订阅Master、Worker注册目录顶级目录/nodes相关的事件，这里主要订阅Remove事件。

registryClient.subscribe(REGISTRY_DOLPHINSCHEDULER_NODE, new MasterRegistryDataListener());
@Override
public boolean subscribe(String path, SubscribeListener listener) {
	final TreeCache treeCache = treeCacheMap.computeIfAbsent(path, $ -> new TreeCache(client, path));
	treeCache.getListenable().addListener(($, event) -> listener.notify(new EventAdaptor(event, path)));
	try {
		treeCache.start();
	} catch (Exception e) {
		treeCacheMap.remove(path);
		throw new RegistryException("Failed to subscribe listener for key: " + path, e);
	}
	return true;
}

这里是基于curator客户端中的TreeCache来实现订阅，它允许对ZK中某个路径的数据和路径变更以及其下所有子孙节点的数据和路径变更进行监听。
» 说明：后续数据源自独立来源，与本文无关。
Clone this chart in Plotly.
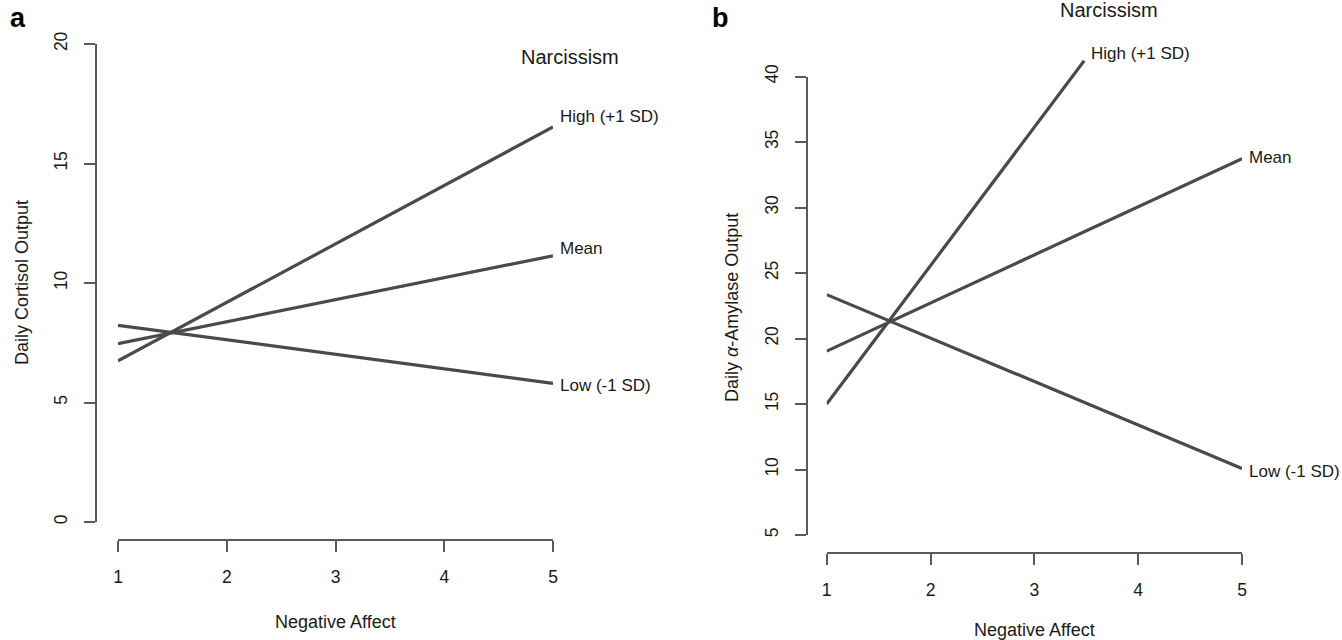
import plotly.graph_objects as go

# ---------------- data ----------------
negative_affect = [1, 5]
x_ticks = [1, 2, 3, 4, 5]

cortisol_ticks = [0, 5, 10, 15, 20]
cortisol_high = [6.74, 16.53]
cortisol_mean = [7.46, 11.14]
cortisol_low = [8.23, 5.80]

amylase_ticks = [5, 10, 15, 20, 25, 30, 35, 40]
amylase_high_x = [1, 3.48]
amylase_high = [15.0, 41.2]
amylase_mean = [19.04, 33.73]
amylase_low = [23.35, 10.08]

series_labels = ["High (+1 SD)", "Mean", "Low (-1 SD)"]

# ---------------- layout helpers ----------------
W, H = 1342, 640
FONT = "Liberation Sans, Arial, Helvetica, sans-serif"
TXT = "#1a1a1a"
AXC = "#5a5a5a"
LINEC = "#4a4a4a"


def fx(px):
    return px / W


def fy(py):
    return 1 - py / H


def hidden_domain(v0, v1, p0, p1, pad):
    # v0 -> pixel p0 (bottom), v1 -> pixel p1 (top)
    ppu = (p0 - p1) / (v1 - v0)
    return [fy(p0 + pad * ppu), fy(p1 - pad * ppu)], [v0 - pad, v1 + pad]


fig = go.Figure()

# panel geometry (pixels)
L_x = (118, 553)
L_y = (522, 44)      # value 0 -> 522, value 20 -> 44
R_x = (826.7, 1242)
R_y = (535, 76.5)    # value 5 -> 535, value 40 -> 76.5

axis_common = dict(
    showgrid=False, zeroline=False, showline=True, linecolor=AXC, linewidth=1.8,
    ticks="outside", ticklen=11, tickwidth=1.8, tickcolor=AXC,
    tickfont=dict(family=FONT, size=17.5, color=TXT), anchor="free",
    fixedrange=True, automargin=False,
)

fig.update_layout(
    xaxis=dict(axis_common, domain=[fx(L_x[0]), fx(L_x[1])], range=[1, 5],
               tickvals=x_ticks, position=fy(540), ticklabelstandoff=10),
    yaxis=dict(axis_common, domain=[fy(L_y[0]), fy(L_y[1])], range=[0, 20],
               tickvals=cortisol_ticks, position=fx(96), tickangle=-90,
               ticklabelstandoff=10),
    xaxis2=dict(axis_common, domain=[fx(R_x[0]), fx(R_x[1])], range=[1, 5],
                tickvals=x_ticks, position=fy(553), ticklabelstandoff=10),
    yaxis2=dict(axis_common, domain=[fy(R_y[0]), fy(R_y[1])], range=[5, 40],
                tickvals=amylase_ticks, position=fx(807), tickangle=-90,
                ticklabelstandoff=10),
)

dL, rL = hidden_domain(0, 20, L_y[0], L_y[1], 1.5)
dR, rR = hidden_domain(5, 40, R_y[0], R_y[1], 3)
fig.update_layout(
    yaxis3=dict(domain=dL, range=rL, visible=False, anchor="free", position=0,
                fixedrange=True, automargin=False),
    yaxis4=dict(domain=dR, range=rR, visible=False, anchor="free", position=0,
                fixedrange=True, automargin=False),
)

# dummy traces so the visible axes are drawn
for xa, ya in (("x", "y"), ("x2", "y2")):
    fig.add_trace(go.Scatter(x=[None], y=[None], xaxis=xa, yaxis=ya,
                             showlegend=False, hoverinfo="skip"))

line_style = dict(color=LINEC, width=3.2)

# panel a
for yv, name in zip((cortisol_high, cortisol_mean, cortisol_low), series_labels):
    fig.add_trace(go.Scatter(x=negative_affect, y=yv, mode="lines", line=line_style,
                             xaxis="x", yaxis="y3", name=name, showlegend=False))
# panel b
for xv, yv, name in zip((amylase_high_x, negative_affect, negative_affect),
                        (amylase_high, amylase_mean, amylase_low), series_labels):
    fig.add_trace(go.Scatter(x=xv, y=yv, mode="lines", line=line_style,
                             xaxis="x2", yaxis="y4", name=name, showlegend=False))

ann = []
lab_font = dict(family=FONT, size=17, color=TXT)
# series labels at line ends
for xv, yv, name, ys in zip((negative_affect,) * 3,
                            (cortisol_high, cortisol_mean, cortisol_low),
                            series_labels, (10, 7, -2)):
    ann.append(dict(x=xv[-1], y=yv[-1], xref="x", yref="y3", text=name,
                    showarrow=False, xanchor="left", yanchor="middle",
                    xshift=5, yshift=ys, font=lab_font))
for xv, yv, name, ys in zip((amylase_high_x, negative_affect, negative_affect),
                            (amylase_high, amylase_mean, amylase_low),
                            series_labels, (7, 1, -3)):
    ann.append(dict(x=xv[-1], y=yv[-1], xref="x2", yref="y4", text=name,
                    showarrow=False, xanchor="left", yanchor="middle",
                    xshift=5, yshift=ys, font=lab_font))

big = dict(family=FONT, size=20, color=TXT)
ann.append(dict(x=fx(570), y=fy(57), xref="paper", yref="paper", text="Narcissism",
                showarrow=False, xanchor="center", yanchor="middle", font=big))
ann.append(dict(x=fx(1109), y=fy(10.5), xref="paper", yref="paper", text="Narcissism",
                showarrow=False, xanchor="center", yanchor="middle", font=big))

title_font = dict(family=FONT, size=18, color=TXT)
ann.append(dict(x=fx(335.5), y=fy(622), xref="paper", yref="paper",
                text="Negative Affect", showarrow=False, xanchor="center",
                yanchor="middle", font=title_font))
ann.append(dict(x=fx(1034), y=fy(630), xref="paper", yref="paper",
                text="Negative Affect", showarrow=False, xanchor="center",
                yanchor="middle", font=title_font))
ann.append(dict(x=fx(22), y=fy(283), xref="paper", yref="paper",
                text="Daily Cortisol Output", showarrow=False, textangle=-90,
                xanchor="center", yanchor="middle", font=title_font))
ann.append(dict(x=fx(732), y=fy(308), xref="paper", yref="paper",
                text="Daily <i>\u03b1</i>-Amylase Output", showarrow=False,
                textangle=-90, xanchor="center", yanchor="middle", font=title_font))

panel_font = dict(family=FONT, size=27, color="#000000", weight="bold")
ann.append(dict(x=fx(18), y=fy(18), xref="paper", yref="paper", text="<b>a</b>",
                showarrow=False, xanchor="center", yanchor="middle", font=panel_font))
ann.append(dict(x=fx(721), y=fy(18), xref="paper", yref="paper", text="<b>b</b>",
                showarrow=False, xanchor="center", yanchor="middle", font=panel_font))

fig.update_layout(
    annotations=ann,
    width=W, height=H,
    margin=dict(l=0, r=0, t=0, b=0, pad=0, autoexpand=False),
    paper_bgcolor="white", plot_bgcolor="rgba(0,0,0,0)",
    showlegend=False,
)

fig.write_html(
    "out.html",
    config={"displayModeBar": False},
    post_script="document.body.style.margin='0';document.body.style.overflow='hidden';",
)
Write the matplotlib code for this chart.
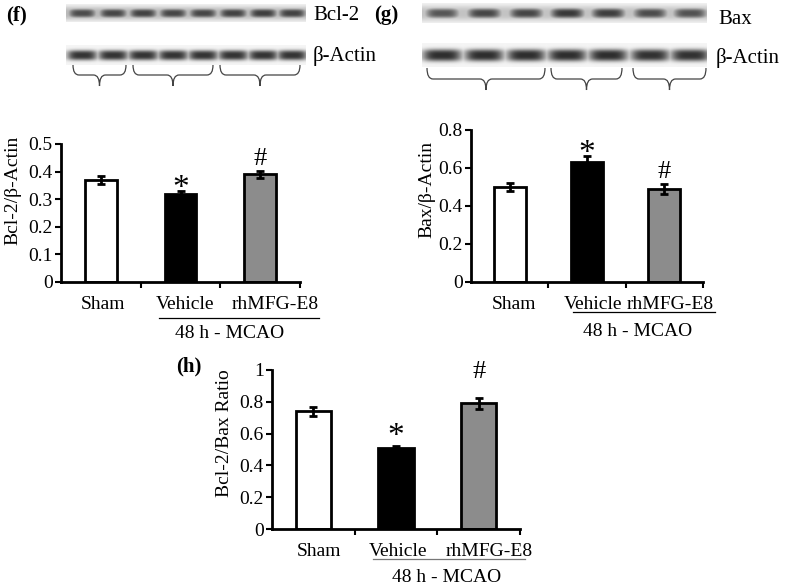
import numpy as np
import matplotlib.pyplot as plt
from matplotlib.path import Path
from matplotlib.patches import PathPatch

plt.rcParams['font.family'] = ['Liberation Serif', 'DejaVu Serif']

# ---- data ----
groups = ['Sham', 'Vehicle', 'rhMFG-E8']
bar_colors = ['white', 'black', '#8c8c8c']

bcl2_mean = [0.37, 0.32, 0.39]
bcl2_err = [0.015, 0.008, 0.012]
bcl2_marks = ['', '*', '#']

bax_mean = [0.50, 0.63, 0.49]
bax_err = [0.02, 0.035, 0.025]
bax_marks = ['', '*', '#']

ratio_mean = [0.74, 0.51, 0.79]
ratio_err = [0.03, 0.015, 0.035]
ratio_marks = ['', '*', '#']

# blot lane intensities (0..1, darkness)
bcl2_lanes = [0.85, 0.88, 0.90, 0.88, 0.88, 0.90, 0.92, 0.90]
actin_f_lanes = [0.97, 0.97, 0.97, 0.97, 0.97, 0.97, 0.97, 0.97]
bax_lanes = [0.80, 0.88, 0.88, 0.95, 0.92, 0.85, 0.82]
actin_g_lanes = [1.0, 1.0, 1.0, 1.0, 1.0, 0.98, 0.98]

W, H = 785, 588
fig = plt.figure(figsize=(W / 100, H / 100), dpi=100)

# overlay in pixel coordinates for blots / braces / group labels
ov = fig.add_axes([0, 0, 1, 1])
ov.set_xlim(0, W)
ov.set_ylim(H, 0)
ov.axis('off')


def blot_row(ax, x0, x1, yc, bh, centers, width, dark, bg=0.0):
    pad = bh
    xs = np.arange(x0, x1, 0.5)
    ys = np.arange(yc - pad, yc + pad, 0.5)
    X, Y = np.meshgrid(xs, ys)
    img = bg * np.exp(-np.abs((Y - yc) / (bh * 0.75)) ** 3) * np.ones_like(X)
    for c, d in zip(centers, dark):
        band = d * np.exp(-np.abs((X - c) / (width / 2)) ** 4 - np.abs((Y - yc) / (bh / 2)) ** 3)
        img = np.maximum(img, band)
    gray = 0.96 - 0.78 * img
    ax.imshow(gray, cmap='gray', vmin=0, vmax=1, extent=(x0, x1, yc + pad, yc - pad),
              aspect='auto', interpolation='bilinear', zorder=1)


def brace(ax, x0, x1, ytop, ymid, ytip):
    xm = (x0 + x1) / 2
    r = 6
    verts = [(x0, ytop), (x0, ymid), (x0 + r, ymid),
             (xm - r, ymid), (xm, ymid), (xm, ytip),
             (xm, ymid), (xm + r, ymid),
             (x1 - r, ymid), (x1, ymid), (x1, ytop)]
    codes = [Path.MOVETO, Path.CURVE3, Path.CURVE3,
             Path.LINETO, Path.CURVE3, Path.CURVE3,
             Path.CURVE3, Path.CURVE3,
             Path.LINETO, Path.CURVE3, Path.CURVE3]
    ax.add_patch(PathPatch(Path(verts, codes), fill=False, lw=0.9, color='#444444'))


# panel f blot
f_centers = [82, 113, 143, 173, 203, 233, 263, 292]
blot_row(ov, 66, 306, 13, 9, f_centers, 28, bcl2_lanes, bg=0.3)
blot_row(ov, 66, 306, 55, 10, f_centers, 30, actin_f_lanes)
brace(ov, 73, 126, 65, 75, 86)
brace(ov, 133, 213, 65, 75, 86)
brace(ov, 220, 300, 65, 75, 86)
ov.text(313, 15, 'Bcl-2', fontsize=15, va='center', ha='left')
ov.text(313, 56, 'β-Actin', fontsize=15, va='center', ha='left')
ov.text(6, 15, '(f)', fontsize=15, fontweight='bold', va='center', ha='left')

# panel g blot
g_centers = [442, 484, 526, 567, 608, 650, 690]
blot_row(ov, 422, 707, 13, 10, g_centers, 34, bax_lanes, bg=0.25)
blot_row(ov, 422, 707, 55, 12, g_centers, 39, actin_g_lanes)
brace(ov, 427, 545, 68, 79, 90)
brace(ov, 551, 622, 68, 79, 90)
brace(ov, 633, 706, 68, 79, 90)
ov.text(718, 20, 'Bax', fontsize=15, va='center', ha='left')
ov.text(716, 58, 'β-Actin', fontsize=15, va='center', ha='left')
ov.text(374, 15, '(g)', fontsize=15, fontweight='bold', va='center', ha='left')

ov.text(176, 366, '(h)', fontsize=15, fontweight='bold', va='center', ha='left')

# group lines "48 h - MCAO"
for (xa, xb, yl, xt, yt, col) in [(159, 319, 318, 230, 334, 'black'),
                                  (573, 715, 312, 638, 331, 'black'),
                                  (373, 525, 559, 447, 577, '#777777')]:
    ov.plot([xa, xb], [yl, yl], color=col, lw=0.9)
    ov.text(xt, yt, '48 h - MCAO', fontsize=14, ha='center', va='center')


def bar_panel(rect, means, errs, marks, mark_gap, ylim, yticks, ylabels, ylabel,
              label_xy, width, label_shift):
    ax = fig.add_axes(rect)
    x = np.arange(len(groups))
    ax.bar(x, means, width=width, color=bar_colors, edgecolor='black', linewidth=2, zorder=2)
    ax.errorbar(x, means, yerr=errs, fmt='none', ecolor='black', elinewidth=2,
                capsize=3, capthick=2, zorder=3)
    for xi, m, e, mk, gap in zip(x, means, errs, marks, mark_gap):
        if mk == '*':
            ax.annotate('*', (xi, m + e), xytext=(0, (gap - 10) * 0.72),
                        textcoords='offset points', fontsize=24, ha='center', va='baseline')
        elif mk == '#':
            ax.annotate('#', (xi, m + e), xytext=(0, gap * 0.72),
                        textcoords='offset points', fontsize=19, ha='center', va='baseline')
    ax.set_xlim(-0.5, 2.5)
    ax.set_ylim(*ylim)
    ax.set_yticks(yticks)
    ax.set_yticklabels(ylabels, fontsize=14)
    ax.set_xticks(x + np.array(label_shift))
    ax.set_xticklabels(groups, fontsize=14)
    ax.set_xticks([0.5, 1.5, 2.5], minor=True)
    ax.tick_params(axis='x', which='major', length=0, pad=10)
    ax.tick_params(axis='x', which='minor', length=4, width=1.5, direction='out')
    ax.tick_params(axis='y', length=4, width=1.5, direction='out', pad=2)
    ax.set_ylabel(ylabel, fontsize=14)
    ax.yaxis.set_label_coords(*label_xy)
    for s in ['top', 'right']:
        ax.spines[s].set_visible(False)
    for s in ['left', 'bottom']:
        ax.spines[s].set_linewidth(2)
    ax.patch.set_alpha(0)
    return ax


bar_panel([61 / W, 1 - 282 / H, 239 / W, 138 / H], bcl2_mean, bcl2_err, bcl2_marks, [0, 4, 6],
          (0, 0.5), [0, 0.1, 0.2, 0.3, 0.4, 0.5], ['0', '0.1', '0.2', '0.3', '0.4', '0.5'],
          'Bcl-2/β-Actin', (-0.165, 0.667), 0.4, [0.025, 0.06, 0.19])
bar_panel([471 / W, 1 - 282 / H, 232 / W, 152 / H], bax_mean, bax_err, bax_marks, [0, 4, 6],
          (0, 0.8), [0, 0.2, 0.4, 0.6, 0.8], ['0', '0.2', '0.4', '0.6', '0.8'],
          'Bax/β-Actin', (-0.155, 0.61), 0.41, [0.05, 0.08, 0.08])
bar_panel([272 / W, 1 - 529 / H, 248 / W, 159 / H], ratio_mean, ratio_err, ratio_marks, [0, 11, 20],
          (0, 1.0), [0, 0.2, 0.4, 0.6, 0.8, 1.0], ['0', '0.2', '0.4', '0.6', '0.8', '1'],
          'Bcl-2/Bax Ratio', (-0.157, 0.6), 0.43, [0.07, 0.02, 0.13])

fig.savefig('out.png', dpi=100)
ZK监听数据变化后最终会回调到MasterRegistryDataListener中的notify方法：

public void notify(Event event) {
        //这里的path就是/node目录下发生变化的path信息，可能是/nodes/master/**或者/nodes/worker/**
	final String path = event.path();
	if (Strings.isNullOrEmpty(path)) {
		return;
	}
	//monitor master
	if (path.startsWith(REGISTRY_DOLPHINSCHEDULER_MASTERS + Constants.SINGLE_SLASH)) {
		handleMasterEvent(event);
	} else if (path.startsWith(REGISTRY_DOLPHINSCHEDULER_WORKERS + Constants.SINGLE_SLASH)) {
		//monitor worker
		handleWorkerEvent(event);
	}
}

在notify中会针对ZK中/nodes/master/或者/nodes/worker/ 路径的变动做不同的处理。

Master容错流程

这里先来看一下当ZK中/nodes/master/路径下发生了变动之后做了哪些事情：

private void handleMasterEvent(Event event) {
	final String path = event.path();
	switch (event.type()) {
		case ADD:
			logger.info("master node added : {}", path);
			break;
		case REMOVE:
			masterRegistryClient.removeMasterNodePath(path, NodeType.MASTER, true);
			break;
		default:
			break;
	}
}

如果ZK监听到有master node path被删除，则说明有master节点异常，此时需要对其上面的任务进行容错。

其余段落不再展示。